Battu en Birmanie, le Japon conduit, au printemps 1945, des offensives violentes en Chine pour tenter de desserrer l’étau que représentent les bases aériennes américaines de bombardiers B29 qui conduisent des raids  meurtriers et destructeurs dans le Pacifique. Mais l’armée nationaliste chinoise arrête une fois de plus l’attaque nipponne grâce à quelques-unes des 35 divisions entraînées par les conseillers militaires américains du général Wedemeyer et équipées par les avions du général Stilwell. Ces unités sont d’ailleurs soutenues par 2 régiments de forces spéciales américaines qui apportent leur savoir-faire aux forces nouvellement mises sur pieds.

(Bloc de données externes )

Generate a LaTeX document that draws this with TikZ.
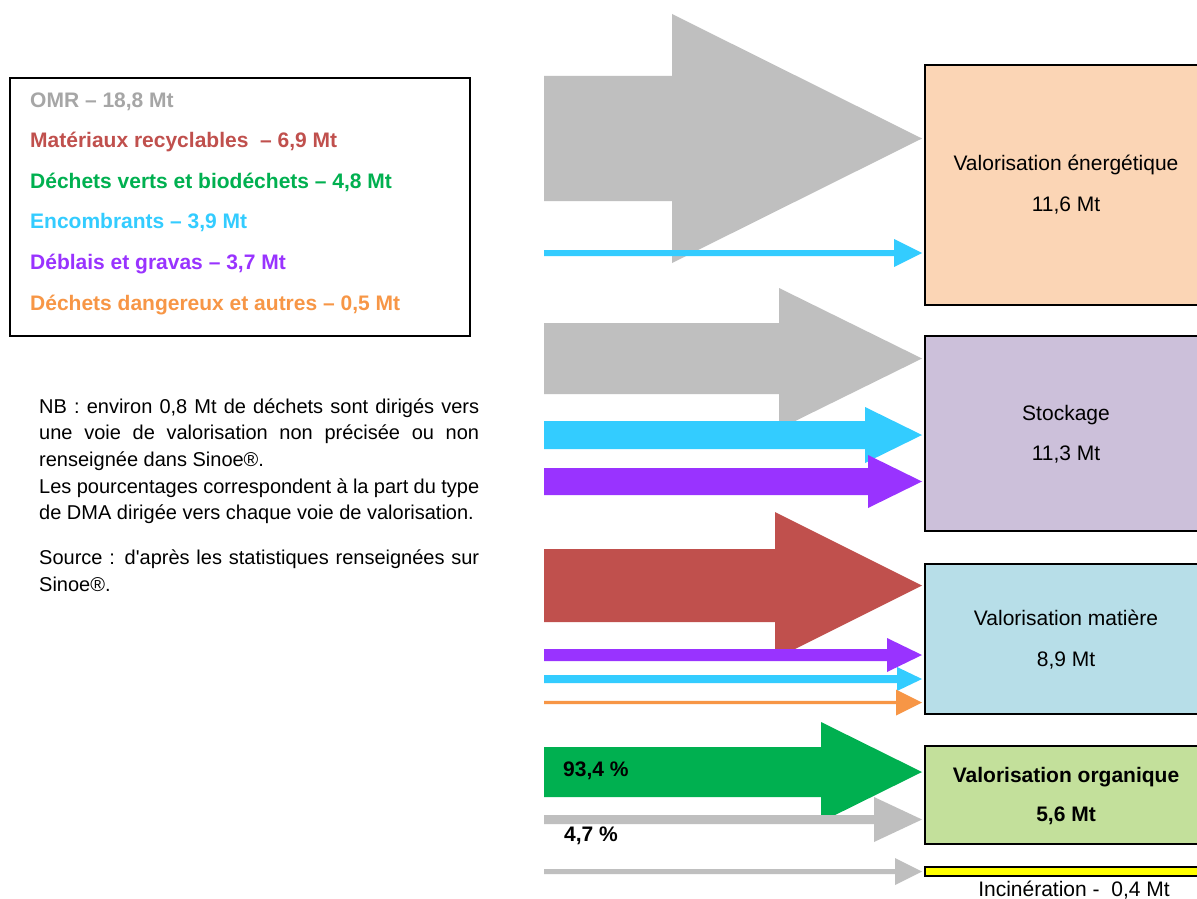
\documentclass[tikz,border=0pt]{standalone}
\usepackage{fontspec}
\setmainfont{Liberation Sans}[Ligatures=TeXOff]
\definecolor{cgray}{HTML}{BFBFBF}
\definecolor{ccyan}{HTML}{33CCFF}
\definecolor{cpurple}{HTML}{9933FF}
\definecolor{cred}{HTML}{C0504D}
\definecolor{corange}{HTML}{F79646}
\definecolor{cgreen}{HTML}{00B050}
\definecolor{tgray}{HTML}{A6A6A6}
\definecolor{bpeach}{HTML}{FBD5B5}
\definecolor{blav}{HTML}{CCC0DA}
\definecolor{bblue}{HTML}{B7DEE8}
\definecolor{bgreen}{HTML}{C3E09B}
\definecolor{byellow}{HTML}{FFFF00}
% color, x0, yc, halfshaft, headx, halfhead, tipx
\newcommand{\fatarrow}[7]{%
  \fill[#1] (#2,#3-#4) -- (#5,#3-#4) -- (#5,#3-#6) -- (#7,#3) -- (#5,#3+#6) -- (#5,#3+#4) -- (#2,#3+#4) -- cycle;}
\begin{document}
\begin{tikzpicture}[x=1pt,y=-1pt,
  lgtext/.style={anchor=base west,inner sep=0pt,font=\fontsize{21}{25}\selectfont\bfseries},
  boxtext/.style={anchor=base,inner sep=0pt,font=\fontsize{21}{25}\selectfont},
  destbox/.style={draw=black,line width=1.8pt,anchor=north west,minimum width=300pt,inner sep=0pt},
  pct/.style={anchor=base west,inner sep=0pt,font=\fontsize{21}{25}\selectfont\bfseries}]
\useasboundingbox (0,0) rectangle (1197,899);
\clip (0,0) rectangle (1197,899);
\fill[white] (0,0) rectangle (1197,899);

% legend
\node[draw=black,line width=1.8pt,anchor=north west,minimum width=460pt,minimum height=258pt,inner sep=0pt] (legend) at (9,77) {};
\node[lgtext,text=tgray] (l1) at (30,107) {OMR – 18,8 Mt};
\node[lgtext,text=cred] (l2) at (30,147) {Matériaux recyclables\ \ – 6,9 Mt};
\node[lgtext,text=cgreen] (l3) at (30,188) {Déchets verts et biodéchets – 4,8 Mt};
\node[lgtext,text=ccyan] (l4) at (30,228) {Encombrants – 3,9 Mt};
\node[lgtext,text=cpurple] (l5) at (30,269) {Déblais et gravas – 3,7 Mt};
\node[lgtext,text=corange] (l6) at (30,310) {Déchets dangereux et autres – 0,5 Mt};

% note
\node[anchor=base west,inner sep=0pt] (nb) at (39,413) {\parbox[t]{440pt}{\fontsize{20}{26.7}\selectfont\hyphenpenalty=10000\tolerance=9999
NB : environ 0,8 Mt de déchets sont dirigés vers\linebreak une voie de valorisation non précisée ou non\linebreak renseignée dans Sinoe®.\par
Les pourcentages correspondent à la part du type\linebreak de DMA dirigée vers chaque voie de valorisation.\par\vspace{18pt}
Source : d'après les statistiques renseignées sur\linebreak Sinoe®.}};

% destination boxes
\node[destbox,fill=bpeach,minimum height=240pt] (e1) at (924,64) {};
\node[destbox,fill=blav,minimum height=195pt] (e2) at (924,335) {};
\node[destbox,fill=bblue,minimum height=150pt] (e3) at (924,563) {};
\node[destbox,fill=bgreen,minimum height=98pt] (e4) at (924,745) {};
\node[destbox,fill=byellow,minimum height=9pt] (e5) at (924,866) {};

\node[boxtext] (t1a) at (1066,170) {Valorisation énergétique};
\node[boxtext] (t1b) at (1066,211) {11,6 Mt};
\node[boxtext] (t2a) at (1066,420) {Stockage};
\node[boxtext] (t2b) at (1066,460) {11,3 Mt};
\node[boxtext] (t3a) at (1066,625) {Valorisation matière};
\node[boxtext] (t3b) at (1066,666) {8,9 Mt};
\node[boxtext,font=\fontsize{21}{25}\selectfont\bfseries] (t4a) at (1066,782) {Valorisation organique};
\node[boxtext,font=\fontsize{21}{25}\selectfont\bfseries] (t4b) at (1066,821) {5,6 Mt};
\node[boxtext] (t5) at (1074,896) {Incinération -\ \ 0,4 Mt};

% flows
\fatarrow{cgray}{544}{138.5}{62.5}{672}{124.5}{922}
\fatarrow{ccyan}{544}{253}{3}{894}{14}{922}
\fatarrow{cgray}{544}{358.5}{35.5}{779}{70.5}{922}
\fatarrow{ccyan}{544}{435}{14}{865}{28}{922}
\fatarrow{cpurple}{544}{481.5}{13.5}{868}{26.5}{922}
\fatarrow{cred}{544}{585.5}{36.5}{775}{73.5}{922}
\fatarrow{cpurple}{544}{655}{6}{887}{17}{922}
\fatarrow{ccyan}{544}{679}{4}{897}{12}{922}
\fatarrow{corange}{544}{702.5}{1.7}{896}{13}{922}
\fatarrow{cgreen}{544}{772}{25}{821}{50}{922}
\fatarrow{cgray}{544}{819.5}{4.5}{874}{22.5}{922}
\fatarrow{cgray}{544}{871.5}{2.5}{895}{13.5}{922}

\node[pct] (p1) at (563,776) {93,4 \%};
\node[pct] (p2) at (564,841) {4,7 \%};
\end{tikzpicture}
\end{document}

En conclusion, il est intéressant de constater l’efficacité tactique et logistique qui a uni les Chinois aux Alliés (et en particulier les Américains) afin de conduire des opérations difficiles dans un milieu aux fortes contraintes. Au-delà du « mentoring » assuré par les Etats-Unis, c’est bien le prodige logistique et son ampleur (surtout dans le  domaine aérien), qui a donné la victoire face au Japon dans cette région d’Asie du sud-est, alors même que l’effort allié était principalement tourné vers l’Europe. Enfin, la personnalité et le travail souvent méconnu d’officiers généraux américains mérite d’être évoqué car c’est un fondement de la pensée opérative qui a prévalu lors du second conflit mondial.
Aujourd’hui, cette dimension logistique est souvent maintenue dans l’ombre alors qu’elle constitue encore un des chemins du succès.